Repeat, line for line, the entries printed below.

> _EXTRACTED RECORDS_
-*-
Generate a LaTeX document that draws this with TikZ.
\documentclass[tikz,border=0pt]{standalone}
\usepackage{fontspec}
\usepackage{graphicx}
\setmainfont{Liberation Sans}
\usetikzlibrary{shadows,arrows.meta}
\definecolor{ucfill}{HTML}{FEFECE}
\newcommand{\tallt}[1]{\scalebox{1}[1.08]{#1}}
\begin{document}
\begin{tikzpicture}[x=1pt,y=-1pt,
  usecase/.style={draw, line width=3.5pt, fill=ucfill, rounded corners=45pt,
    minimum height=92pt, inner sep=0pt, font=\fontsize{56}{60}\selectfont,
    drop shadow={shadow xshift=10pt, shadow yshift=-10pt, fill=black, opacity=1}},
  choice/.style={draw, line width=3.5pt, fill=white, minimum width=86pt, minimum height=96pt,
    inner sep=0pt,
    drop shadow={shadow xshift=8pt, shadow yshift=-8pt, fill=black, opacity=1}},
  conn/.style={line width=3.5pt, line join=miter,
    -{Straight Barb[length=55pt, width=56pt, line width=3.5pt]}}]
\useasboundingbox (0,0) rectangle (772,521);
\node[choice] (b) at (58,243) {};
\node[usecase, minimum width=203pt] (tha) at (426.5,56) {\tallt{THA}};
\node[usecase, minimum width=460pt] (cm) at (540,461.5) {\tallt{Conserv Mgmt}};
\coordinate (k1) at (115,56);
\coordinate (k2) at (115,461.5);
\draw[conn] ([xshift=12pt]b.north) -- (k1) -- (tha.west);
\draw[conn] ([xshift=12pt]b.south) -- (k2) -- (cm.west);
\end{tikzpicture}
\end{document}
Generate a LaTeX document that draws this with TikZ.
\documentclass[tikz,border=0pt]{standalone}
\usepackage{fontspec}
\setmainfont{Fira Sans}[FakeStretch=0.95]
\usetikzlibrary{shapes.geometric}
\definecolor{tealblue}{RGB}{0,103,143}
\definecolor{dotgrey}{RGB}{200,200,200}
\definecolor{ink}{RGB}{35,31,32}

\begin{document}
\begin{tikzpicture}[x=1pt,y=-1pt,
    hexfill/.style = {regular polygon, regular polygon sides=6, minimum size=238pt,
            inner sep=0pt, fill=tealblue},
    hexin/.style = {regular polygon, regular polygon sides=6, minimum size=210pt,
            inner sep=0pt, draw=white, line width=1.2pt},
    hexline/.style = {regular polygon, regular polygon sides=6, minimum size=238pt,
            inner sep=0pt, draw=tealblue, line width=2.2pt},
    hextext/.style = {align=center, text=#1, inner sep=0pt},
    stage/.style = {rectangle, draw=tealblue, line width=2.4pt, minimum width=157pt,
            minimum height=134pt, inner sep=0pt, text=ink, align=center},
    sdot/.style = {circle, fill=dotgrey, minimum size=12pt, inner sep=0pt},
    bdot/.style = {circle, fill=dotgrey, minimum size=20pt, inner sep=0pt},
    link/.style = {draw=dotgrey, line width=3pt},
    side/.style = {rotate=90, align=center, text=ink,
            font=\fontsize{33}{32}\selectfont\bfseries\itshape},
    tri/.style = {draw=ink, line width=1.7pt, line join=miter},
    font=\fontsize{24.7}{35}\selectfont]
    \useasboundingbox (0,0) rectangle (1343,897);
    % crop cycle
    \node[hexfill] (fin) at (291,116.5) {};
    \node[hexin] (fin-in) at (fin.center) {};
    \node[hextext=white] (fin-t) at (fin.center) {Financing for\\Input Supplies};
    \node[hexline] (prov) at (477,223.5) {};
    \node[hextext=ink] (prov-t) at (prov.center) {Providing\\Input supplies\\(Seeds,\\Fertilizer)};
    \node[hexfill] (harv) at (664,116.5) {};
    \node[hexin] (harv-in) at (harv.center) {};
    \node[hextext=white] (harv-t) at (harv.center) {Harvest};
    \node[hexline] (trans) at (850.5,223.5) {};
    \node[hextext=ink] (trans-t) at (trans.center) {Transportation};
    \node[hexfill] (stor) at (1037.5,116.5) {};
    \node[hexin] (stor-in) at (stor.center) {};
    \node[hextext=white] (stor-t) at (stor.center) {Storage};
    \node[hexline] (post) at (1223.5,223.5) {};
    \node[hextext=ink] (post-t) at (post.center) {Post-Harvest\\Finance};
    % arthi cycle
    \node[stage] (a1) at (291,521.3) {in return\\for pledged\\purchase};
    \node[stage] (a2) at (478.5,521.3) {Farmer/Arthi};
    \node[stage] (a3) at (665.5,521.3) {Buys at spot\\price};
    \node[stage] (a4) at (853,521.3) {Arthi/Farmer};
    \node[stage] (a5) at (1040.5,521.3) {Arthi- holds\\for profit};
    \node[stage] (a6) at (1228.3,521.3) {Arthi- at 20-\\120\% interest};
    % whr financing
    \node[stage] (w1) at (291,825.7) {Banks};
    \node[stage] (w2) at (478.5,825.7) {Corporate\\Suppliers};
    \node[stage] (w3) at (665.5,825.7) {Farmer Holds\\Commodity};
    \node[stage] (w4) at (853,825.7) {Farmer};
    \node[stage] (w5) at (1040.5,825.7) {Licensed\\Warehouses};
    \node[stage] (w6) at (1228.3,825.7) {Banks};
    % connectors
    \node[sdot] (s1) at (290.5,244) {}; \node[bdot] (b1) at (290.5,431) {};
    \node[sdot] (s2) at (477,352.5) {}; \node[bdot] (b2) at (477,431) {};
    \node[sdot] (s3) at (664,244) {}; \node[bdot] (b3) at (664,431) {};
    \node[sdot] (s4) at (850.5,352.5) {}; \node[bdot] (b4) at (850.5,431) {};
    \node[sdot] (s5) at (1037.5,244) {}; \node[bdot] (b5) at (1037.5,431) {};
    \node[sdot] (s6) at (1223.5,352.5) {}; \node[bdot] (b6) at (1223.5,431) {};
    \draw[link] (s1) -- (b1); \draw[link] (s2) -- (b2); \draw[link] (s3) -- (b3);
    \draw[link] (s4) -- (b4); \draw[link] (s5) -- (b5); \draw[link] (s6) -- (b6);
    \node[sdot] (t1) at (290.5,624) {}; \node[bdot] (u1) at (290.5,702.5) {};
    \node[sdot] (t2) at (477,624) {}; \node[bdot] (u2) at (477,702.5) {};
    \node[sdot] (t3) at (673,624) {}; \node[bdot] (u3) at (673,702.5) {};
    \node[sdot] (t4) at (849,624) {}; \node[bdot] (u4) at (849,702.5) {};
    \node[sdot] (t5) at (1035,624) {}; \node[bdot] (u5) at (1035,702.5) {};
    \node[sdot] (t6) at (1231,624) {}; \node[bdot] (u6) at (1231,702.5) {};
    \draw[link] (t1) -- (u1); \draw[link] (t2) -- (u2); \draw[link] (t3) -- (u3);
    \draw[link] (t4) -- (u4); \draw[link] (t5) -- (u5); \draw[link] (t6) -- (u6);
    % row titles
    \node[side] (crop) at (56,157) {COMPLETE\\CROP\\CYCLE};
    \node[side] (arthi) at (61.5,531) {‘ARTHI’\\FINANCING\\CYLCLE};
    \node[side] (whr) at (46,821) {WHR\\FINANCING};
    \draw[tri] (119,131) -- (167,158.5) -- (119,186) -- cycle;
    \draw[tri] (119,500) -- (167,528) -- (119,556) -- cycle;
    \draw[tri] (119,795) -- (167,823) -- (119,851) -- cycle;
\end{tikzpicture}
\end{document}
-*-
> _REPLY_
Generate a LaTeX document that draws this with TikZ.
\documentclass[tikz,border=0pt]{standalone}
\usepackage{fontspec}
\usepackage{graphicx}
\setmainfont{Liberation Sans}
\usetikzlibrary{shadows,arrows.meta}
\definecolor{ucfill}{HTML}{FEFECE}
\newcommand{\tallt}[1]{\scalebox{1}[1.08]{#1}}
\begin{document}
\begin{tikzpicture}[x=1pt,y=-1pt,
  usecase/.style={draw, line width=3.5pt, fill=ucfill, rounded corners=45pt,
    minimum height=92pt, inner sep=0pt, font=\fontsize{56}{60}\selectfont,
    drop shadow={shadow xshift=10pt, shadow yshift=-10pt, fill=black, opacity=1}},
  choice/.style={draw, line width=3.5pt, fill=white, minimum width=86pt, minimum height=96pt,
    inner sep=0pt,
    drop shadow={shadow xshift=8pt, shadow yshift=-8pt, fill=black, opacity=1}},
  conn/.style={line width=3.5pt, line join=miter,
    -{Straight Barb[length=55pt, width=56pt, line width=3.5pt]}}]
\useasboundingbox (0,0) rectangle (772,521);
\node[choice] (b) at (58,243) {};
\node[usecase, minimum width=203pt] (tha) at (426.5,56) {\tallt{THA}};
\node[usecase, minimum width=460pt] (cm) at (540,461.5) {\tallt{Conserv Mgmt}};
\coordinate (k1) at (115,56);
\coordinate (k2) at (115,461.5);
\draw[conn] ([xshift=12pt]b.north) -- (k1) -- (tha.west);
\draw[conn] ([xshift=12pt]b.south) -- (k2) -- (cm.west);
\end{tikzpicture}
\end{document}
Generate a LaTeX document that draws this with TikZ.
\documentclass[tikz,border=0pt]{standalone}
\usepackage{fontspec}
\setmainfont{Fira Sans}[FakeStretch=0.95]
\usetikzlibrary{shapes.geometric}
\definecolor{tealblue}{RGB}{0,103,143}
\definecolor{dotgrey}{RGB}{200,200,200}
\definecolor{ink}{RGB}{35,31,32}

\begin{document}
\begin{tikzpicture}[x=1pt,y=-1pt,
    hexfill/.style = {regular polygon, regular polygon sides=6, minimum size=238pt,
            inner sep=0pt, fill=tealblue},
    hexin/.style = {regular polygon, regular polygon sides=6, minimum size=210pt,
            inner sep=0pt, draw=white, line width=1.2pt},
    hexline/.style = {regular polygon, regular polygon sides=6, minimum size=238pt,
            inner sep=0pt, draw=tealblue, line width=2.2pt},
    hextext/.style = {align=center, text=#1, inner sep=0pt},
    stage/.style = {rectangle, draw=tealblue, line width=2.4pt, minimum width=157pt,
            minimum height=134pt, inner sep=0pt, text=ink, align=center},
    sdot/.style = {circle, fill=dotgrey, minimum size=12pt, inner sep=0pt},
    bdot/.style = {circle, fill=dotgrey, minimum size=20pt, inner sep=0pt},
    link/.style = {draw=dotgrey, line width=3pt},
    side/.style = {rotate=90, align=center, text=ink,
            font=\fontsize{33}{32}\selectfont\bfseries\itshape},
    tri/.style = {draw=ink, line width=1.7pt, line join=miter},
    font=\fontsize{24.7}{35}\selectfont]
    \useasboundingbox (0,0) rectangle (1343,897);
    % crop cycle
    \node[hexfill] (fin) at (291,116.5) {};
    \node[hexin] (fin-in) at (fin.center) {};
    \node[hextext=white] (fin-t) at (fin.center) {Financing for\\Input Supplies};
    \node[hexline] (prov) at (477,223.5) {};
    \node[hextext=ink] (prov-t) at (prov.center) {Providing\\Input supplies\\(Seeds,\\Fertilizer)};
    \node[hexfill] (harv) at (664,116.5) {};
    \node[hexin] (harv-in) at (harv.center) {};
    \node[hextext=white] (harv-t) at (harv.center) {Harvest};
    \node[hexline] (trans) at (850.5,223.5) {};
    \node[hextext=ink] (trans-t) at (trans.center) {Transportation};
    \node[hexfill] (stor) at (1037.5,116.5) {};
    \node[hexin] (stor-in) at (stor.center) {};
    \node[hextext=white] (stor-t) at (stor.center) {Storage};
    \node[hexline] (post) at (1223.5,223.5) {};
    \node[hextext=ink] (post-t) at (post.center) {Post-Harvest\\Finance};
    % arthi cycle
    \node[stage] (a1) at (291,521.3) {in return\\for pledged\\purchase};
    \node[stage] (a2) at (478.5,521.3) {Farmer/Arthi};
    \node[stage] (a3) at (665.5,521.3) {Buys at spot\\price};
    \node[stage] (a4) at (853,521.3) {Arthi/Farmer};
    \node[stage] (a5) at (1040.5,521.3) {Arthi- holds\\for profit};
    \node[stage] (a6) at (1228.3,521.3) {Arthi- at 20-\\120\% interest};
    % whr financing
    \node[stage] (w1) at (291,825.7) {Banks};
    \node[stage] (w2) at (478.5,825.7) {Corporate\\Suppliers};
    \node[stage] (w3) at (665.5,825.7) {Farmer Holds\\Commodity};
    \node[stage] (w4) at (853,825.7) {Farmer};
    \node[stage] (w5) at (1040.5,825.7) {Licensed\\Warehouses};
    \node[stage] (w6) at (1228.3,825.7) {Banks};
    % connectors
    \node[sdot] (s1) at (290.5,244) {}; \node[bdot] (b1) at (290.5,431) {};
    \node[sdot] (s2) at (477,352.5) {}; \node[bdot] (b2) at (477,431) {};
    \node[sdot] (s3) at (664,244) {}; \node[bdot] (b3) at (664,431) {};
    \node[sdot] (s4) at (850.5,352.5) {}; \node[bdot] (b4) at (850.5,431) {};
    \node[sdot] (s5) at (1037.5,244) {}; \node[bdot] (b5) at (1037.5,431) {};
    \node[sdot] (s6) at (1223.5,352.5) {}; \node[bdot] (b6) at (1223.5,431) {};
    \draw[link] (s1) -- (b1); \draw[link] (s2) -- (b2); \draw[link] (s3) -- (b3);
    \draw[link] (s4) -- (b4); \draw[link] (s5) -- (b5); \draw[link] (s6) -- (b6);
    \node[sdot] (t1) at (290.5,624) {}; \node[bdot] (u1) at (290.5,702.5) {};
    \node[sdot] (t2) at (477,624) {}; \node[bdot] (u2) at (477,702.5) {};
    \node[sdot] (t3) at (673,624) {}; \node[bdot] (u3) at (673,702.5) {};
    \node[sdot] (t4) at (849,624) {}; \node[bdot] (u4) at (849,702.5) {};
    \node[sdot] (t5) at (1035,624) {}; \node[bdot] (u5) at (1035,702.5) {};
    \node[sdot] (t6) at (1231,624) {}; \node[bdot] (u6) at (1231,702.5) {};
    \draw[link] (t1) -- (u1); \draw[link] (t2) -- (u2); \draw[link] (t3) -- (u3);
    \draw[link] (t4) -- (u4); \draw[link] (t5) -- (u5); \draw[link] (t6) -- (u6);
    % row titles
    \node[side] (crop) at (56,157) {COMPLETE\\CROP\\CYCLE};
    \node[side] (arthi) at (61.5,531) {‘ARTHI’\\FINANCING\\CYLCLE};
    \node[side] (whr) at (46,821) {WHR\\FINANCING};
    \draw[tri] (119,131) -- (167,158.5) -- (119,186) -- cycle;
    \draw[tri] (119,500) -- (167,528) -- (119,556) -- cycle;
    \draw[tri] (119,795) -- (167,823) -- (119,851) -- cycle;
\end{tikzpicture}
\end{document}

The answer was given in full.